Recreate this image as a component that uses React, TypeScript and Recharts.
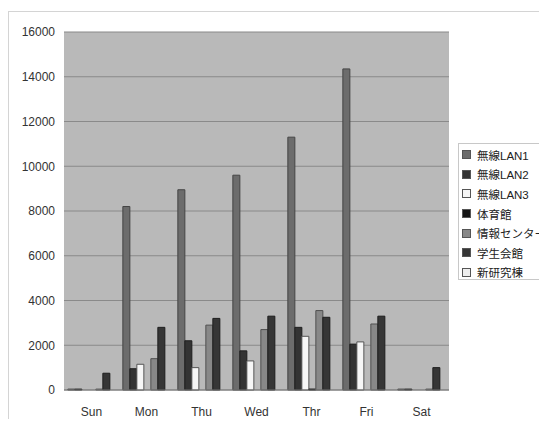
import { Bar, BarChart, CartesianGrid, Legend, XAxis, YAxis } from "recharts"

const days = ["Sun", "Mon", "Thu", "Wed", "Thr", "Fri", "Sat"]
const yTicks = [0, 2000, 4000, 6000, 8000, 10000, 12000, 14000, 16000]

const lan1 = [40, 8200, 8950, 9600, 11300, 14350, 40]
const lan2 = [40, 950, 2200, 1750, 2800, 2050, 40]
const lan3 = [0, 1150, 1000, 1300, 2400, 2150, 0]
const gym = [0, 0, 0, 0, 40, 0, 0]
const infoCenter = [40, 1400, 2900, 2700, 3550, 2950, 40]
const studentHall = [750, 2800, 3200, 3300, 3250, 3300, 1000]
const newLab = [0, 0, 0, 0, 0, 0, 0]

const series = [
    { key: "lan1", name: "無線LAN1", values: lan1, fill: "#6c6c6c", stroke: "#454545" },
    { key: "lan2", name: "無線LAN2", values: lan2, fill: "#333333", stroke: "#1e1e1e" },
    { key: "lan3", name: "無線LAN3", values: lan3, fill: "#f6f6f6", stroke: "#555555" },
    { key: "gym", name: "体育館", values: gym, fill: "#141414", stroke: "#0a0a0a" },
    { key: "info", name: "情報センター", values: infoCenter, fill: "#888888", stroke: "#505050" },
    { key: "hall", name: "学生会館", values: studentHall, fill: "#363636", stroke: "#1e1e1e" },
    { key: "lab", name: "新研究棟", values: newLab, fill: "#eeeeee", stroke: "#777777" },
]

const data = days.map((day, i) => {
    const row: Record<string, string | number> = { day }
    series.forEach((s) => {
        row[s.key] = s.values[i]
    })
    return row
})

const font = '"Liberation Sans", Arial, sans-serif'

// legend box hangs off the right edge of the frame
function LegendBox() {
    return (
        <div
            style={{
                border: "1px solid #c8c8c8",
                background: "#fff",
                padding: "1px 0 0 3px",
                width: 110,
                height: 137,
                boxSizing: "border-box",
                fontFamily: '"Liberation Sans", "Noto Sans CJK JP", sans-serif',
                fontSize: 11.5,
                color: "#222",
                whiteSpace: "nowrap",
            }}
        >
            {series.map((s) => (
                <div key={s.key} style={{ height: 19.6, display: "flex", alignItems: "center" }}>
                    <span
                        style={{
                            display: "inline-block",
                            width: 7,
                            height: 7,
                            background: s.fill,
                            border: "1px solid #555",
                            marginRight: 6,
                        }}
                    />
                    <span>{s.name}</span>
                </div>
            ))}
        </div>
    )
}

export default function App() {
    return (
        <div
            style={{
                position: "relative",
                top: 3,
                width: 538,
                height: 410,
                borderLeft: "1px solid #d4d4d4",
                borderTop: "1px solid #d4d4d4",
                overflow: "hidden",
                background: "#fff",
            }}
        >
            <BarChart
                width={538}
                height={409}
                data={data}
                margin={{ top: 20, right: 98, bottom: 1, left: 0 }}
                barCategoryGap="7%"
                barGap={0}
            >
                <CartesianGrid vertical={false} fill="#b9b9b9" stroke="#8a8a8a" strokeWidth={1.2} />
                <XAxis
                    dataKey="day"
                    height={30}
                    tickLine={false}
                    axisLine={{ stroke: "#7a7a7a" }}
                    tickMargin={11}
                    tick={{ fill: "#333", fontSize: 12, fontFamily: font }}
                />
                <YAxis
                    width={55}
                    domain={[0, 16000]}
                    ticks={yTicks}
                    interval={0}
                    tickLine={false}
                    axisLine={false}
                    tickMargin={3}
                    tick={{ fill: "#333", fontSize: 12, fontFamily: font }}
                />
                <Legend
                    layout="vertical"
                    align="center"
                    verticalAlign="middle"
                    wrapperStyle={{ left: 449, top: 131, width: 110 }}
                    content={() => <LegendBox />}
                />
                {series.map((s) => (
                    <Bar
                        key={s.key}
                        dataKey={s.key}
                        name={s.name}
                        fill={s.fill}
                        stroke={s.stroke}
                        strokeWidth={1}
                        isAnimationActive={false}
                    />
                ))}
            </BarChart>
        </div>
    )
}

_ _ _ _ _ _ _

◆ Task: Repeat the data exactly, without the pictures.

◆ Response to the exercise:
Recreate this image as a component that uses React, TypeScript and Recharts.
import { Bar, BarChart, CartesianGrid, Legend, XAxis, YAxis } from "recharts"

const days = ["Sun", "Mon", "Thu", "Wed", "Thr", "Fri", "Sat"]
const yTicks = [0, 2000, 4000, 6000, 8000, 10000, 12000, 14000, 16000]

const lan1 = [40, 8200, 8950, 9600, 11300, 14350, 40]
const lan2 = [40, 950, 2200, 1750, 2800, 2050, 40]
const lan3 = [0, 1150, 1000, 1300, 2400, 2150, 0]
const gym = [0, 0, 0, 0, 40, 0, 0]
const infoCenter = [40, 1400, 2900, 2700, 3550, 2950, 40]
const studentHall = [750, 2800, 3200, 3300, 3250, 3300, 1000]
const newLab = [0, 0, 0, 0, 0, 0, 0]

const series = [
    { key: "lan1", name: "無線LAN1", values: lan1, fill: "#6c6c6c", stroke: "#454545" },
    { key: "lan2", name: "無線LAN2", values: lan2, fill: "#333333", stroke: "#1e1e1e" },
    { key: "lan3", name: "無線LAN3", values: lan3, fill: "#f6f6f6", stroke: "#555555" },
    { key: "gym", name: "体育館", values: gym, fill: "#141414", stroke: "#0a0a0a" },
    { key: "info", name: "情報センター", values: infoCenter, fill: "#888888", stroke: "#505050" },
    { key: "hall", name: "学生会館", values: studentHall, fill: "#363636", stroke: "#1e1e1e" },
    { key: "lab", name: "新研究棟", values: newLab, fill: "#eeeeee", stroke: "#777777" },
]

const data = days.map((day, i) => {
    const row: Record<string, string | number> = { day }
    series.forEach((s) => {
        row[s.key] = s.values[i]
    })
    return row
})

const font = '"Liberation Sans", Arial, sans-serif'

// legend box hangs off the right edge of the frame
function LegendBox() {
    return (
        <div
            style={{
                border: "1px solid #c8c8c8",
                background: "#fff",
                padding: "1px 0 0 3px",
                width: 110,
                height: 137,
                boxSizing: "border-box",
                fontFamily: '"Liberation Sans", "Noto Sans CJK JP", sans-serif',
                fontSize: 11.5,
                color: "#222",
                whiteSpace: "nowrap",
            }}
        >
            {series.map((s) => (
                <div key={s.key} style={{ height: 19.6, display: "flex", alignItems: "center" }}>
                    <span
                        style={{
                            display: "inline-block",
                            width: 7,
                            height: 7,
                            background: s.fill,
                            border: "1px solid #555",
                            marginRight: 6,
                        }}
                    />
                    <span>{s.name}</span>
                </div>
            ))}
        </div>
    )
}

export default function App() {
    return (
        <div
            style={{
                position: "relative",
                top: 3,
                width: 538,
                height: 410,
                borderLeft: "1px solid #d4d4d4",
                borderTop: "1px solid #d4d4d4",
                overflow: "hidden",
                background: "#fff",
            }}
        >
            <BarChart
                width={538}
                height={409}
                data={data}
                margin={{ top: 20, right: 98, bottom: 1, left: 0 }}
                barCategoryGap="7%"
                barGap={0}
            >
                <CartesianGrid vertical={false} fill="#b9b9b9" stroke="#8a8a8a" strokeWidth={1.2} />
                <XAxis
                    dataKey="day"
                    height={30}
                    tickLine={false}
                    axisLine={{ stroke: "#7a7a7a" }}
                    tickMargin={11}
                    tick={{ fill: "#333", fontSize: 12, fontFamily: font }}
                />
                <YAxis
                    width={55}
                    domain={[0, 16000]}
                    ticks={yTicks}
                    interval={0}
                    tickLine={false}
                    axisLine={false}
                    tickMargin={3}
                    tick={{ fill: "#333", fontSize: 12, fontFamily: font }}
                />
                <Legend
                    layout="vertical"
                    align="center"
                    verticalAlign="middle"
                    wrapperStyle={{ left: 449, top: 131, width: 110 }}
                    content={() => <LegendBox />}
                />
                {series.map((s) => (
                    <Bar
                        key={s.key}
                        dataKey={s.key}
                        name={s.name}
                        fill={s.fill}
                        stroke={s.stroke}
                        strokeWidth={1}
                        isAnimationActive={false}
                    />
                ))}
            </BarChart>
        </div>
    )
}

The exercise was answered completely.